Un capitán de Herodes sorprende la transacción y ordena que apresen a Artabán y lo envíen a Jerusalén, donde será aherrojado en una mazmorra de palacio durante décadas, ignorado por sus carceleros, hasta convertirse en un gurruño arrugado y ciego. En medio de las tinieblas de su encierro, llega a escuchar rumores sobre un Galileo que sana a los enfermos y alivia los corazones atribulados. Confusamente, intuye que ese Galileo debe de ser el Socorredor que un día remoto quiso honrar con sus regalos.
Muchos años más tarde, Artabán es liberado, seguramente porque sus carceleros prefieren no tener que enterrar su carroña. Se tambalea por las calles de Jerusalén como un resucitado, con los ojos quemados de sol. Una riada de gentes se dirige al Gólgota, para presenciar la crucifixión de un profeta que ha osado blasfemar contra Dios, según el veredicto del Sanedrín. Artabán se deja arrastrar por la multitud, pero se detiene a recuperar el resuello en una plaza en la que se está subastando como esclava a una muchacha de cabellos de fuego. Hondamente conmovido, Artabán escarba entre sus andrajos y rescata el jaspe de Chipre que ha logrado conservar durante tantos años de cautiverio, con el que compra la libertad de la muchacha, que besa sus arrugas y sus ojos yermos.

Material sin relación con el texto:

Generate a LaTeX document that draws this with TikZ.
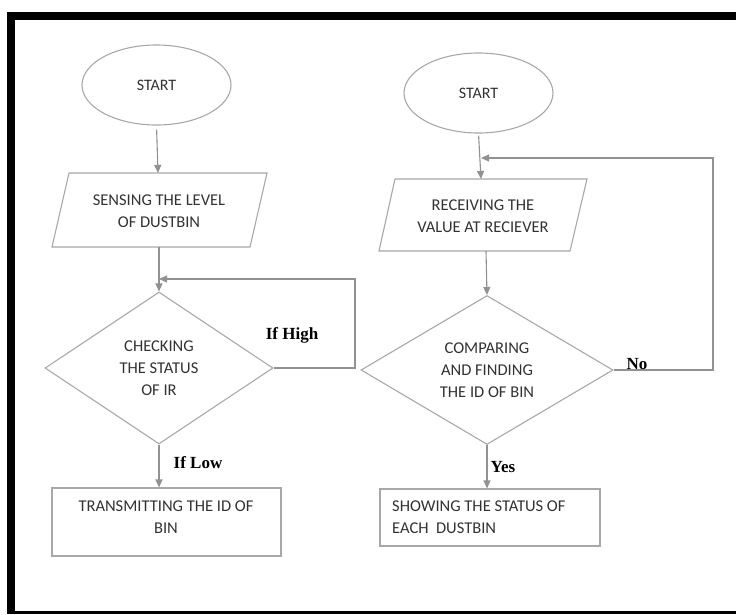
\documentclass[tikz,border=0pt]{standalone}
\usepackage{fontspec}
\setmainfont{Carlito}
\newfontfamily\labfont{Liberation Serif}
\usetikzlibrary{shapes.geometric,arrows.meta}
\definecolor{shapegray}{RGB}{168,168,168}
\definecolor{arrgray}{RGB}{145,145,145}
\definecolor{txtgray}{RGB}{50,50,50}
\begin{document}
\begin{tikzpicture}[x=1pt,y=-1pt,
  boxtext/.style={font=\fontsize{16.5}{22}\selectfont, text=txtgray, align=center, inner sep=0pt},
  startnode/.style={ellipse, draw=shapegray, line width=1.1pt, minimum width=149pt, minimum height=80pt, inner sep=0pt, font=\fontsize{16}{20}\selectfont, text=txtgray},
  decision/.style={diamond, draw=shapegray, line width=1.1pt, inner sep=0pt, font=\fontsize{16.5}{22}\selectfont, text=txtgray, align=center},
  procbox/.style={rectangle, draw=shapegray, line width=1.1pt, inner sep=0pt},
  ioshape/.style={draw=shapegray, line width=1.1pt},
  flow/.style={draw=arrgray, line width=1.1pt, -{Triangle[length=8pt,width=7pt]}},
  lab/.style={font={\labfont\bfseries\fontsize{17}{20}\selectfont}, text=black, inner sep=0pt},
]
\useasboundingbox (0,0) rectangle (736,614);
% frame
\fill[black] (7,12) rectangle (736,20);
\fill[black] (7,12) rectangle (15,614);
\fill[black] (7,611) rectangle (736,614);

% ---------- left flow ----------
\node[startnode] (s1) at (156.5,85) {START};
\draw[ioshape] (69,173) -- (267,173) -- (250,247) -- (52,247) -- cycle;
\node[boxtext] (p1) at (159,211) {SENSING THE LEVEL\\OF DUSTBIN};
\coordinate (p1t) at (158,173);
\coordinate (p1b) at (159,247);
\node[decision, minimum width=228pt, minimum height=152pt] (d1) at (159,368) {CHECKING\\THE STATUS\\OF IR};
\node[procbox, minimum width=229pt, minimum height=68pt] (b1) at (166.5,522) {};
\node[boxtext] (t1) at (166,517.5) {TRANSMITTING THE ID OF\\BIN};
\coordinate (h1a) at (355,368);
\coordinate (h1b) at (355,279);
\coordinate (h1c) at (159,279);

\draw[flow, shorten <=4pt] (s1.south) -- (p1t);
\draw[flow] (p1b) -- (d1.north);
\draw[flow] (d1.east) -- (h1a) -- (h1b) -- (h1c);
\draw[flow] (d1.south) -- (d1.south |- b1.north);
\node[lab] (lh) at (292,335) {If High};
\node[lab] (ll) at (198,463) {If Low};

% ---------- right flow ----------
\node[startnode] (s2) at (478.5,93) {START};
\draw[ioshape] (395,179) -- (587,179) -- (570,251) -- (379,251) -- cycle;
\node[boxtext] (p2) at (483,216) {RECEIVING THE\\VALUE AT RECIEVER};
\coordinate (p2t) at (481,179);
\coordinate (p2b) at (486,251);
\node[decision, minimum width=252pt, minimum height=146pt] (d2) at (487,370) {COMPARING\\AND FINDING\\THE ID OF BIN};
\node[procbox, minimum width=220pt, minimum height=57pt] (b2) at (490,517.5) {};
\node[boxtext, align=left, anchor=west] (t2) at (392,517) {SHOWING THE STATUS OF\\EACH\ \ DUSTBIN};
\coordinate (h2a) at (713,370);
\coordinate (h2b) at (713,158);
\coordinate (h2c) at (481,158);

\draw[flow, shorten <=2pt] (s2.south) -- (p2t);
\draw[flow] (p2b) -- (d2.north);
\draw[flow] (d2.east) -- (h2a) -- (h2b) -- (h2c);
\draw[flow] (d2.south) -- (d2.south |- b2.north);
\node[lab] (ln) at (637,364) {No};
\node[lab] (ly) at (503,467) {Yes};
\end{tikzpicture}
\end{document}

De repente, la tierra tiembla y el velo del templo se rasga y los sepulcros se abren y una falla se traga a Artabán, que antes de morir aún acierta a vislumbrar la figura de un hombre llagado y resplandeciente; su voz desciende sobre él como un bálsamo: “Tuve hambre y me diste de comer, tuve sed y me diste de beber, estuve desnudo y me vestiste, enfermo estuve y me curaste, me hicieron prisionero y me liberaste”. Artabán pregunta, perplejo o desmemoriado: “¿Cuándo hice yo esas cosas?” La muerte ya estrangula su hálito cuando el hombre llagado y resplandeciente le susurra: “Cuanto hiciste por mis hermanos, lo has hecho por mí”.
Y Artabán murió en los brazos del Socorredor anunciado por Zoroastro, naciendo para una existencia radiante, inmortal y eternamente próspera. Que los magos de Oriente (con Artabán al frente) les sean propicios, queridos lectores.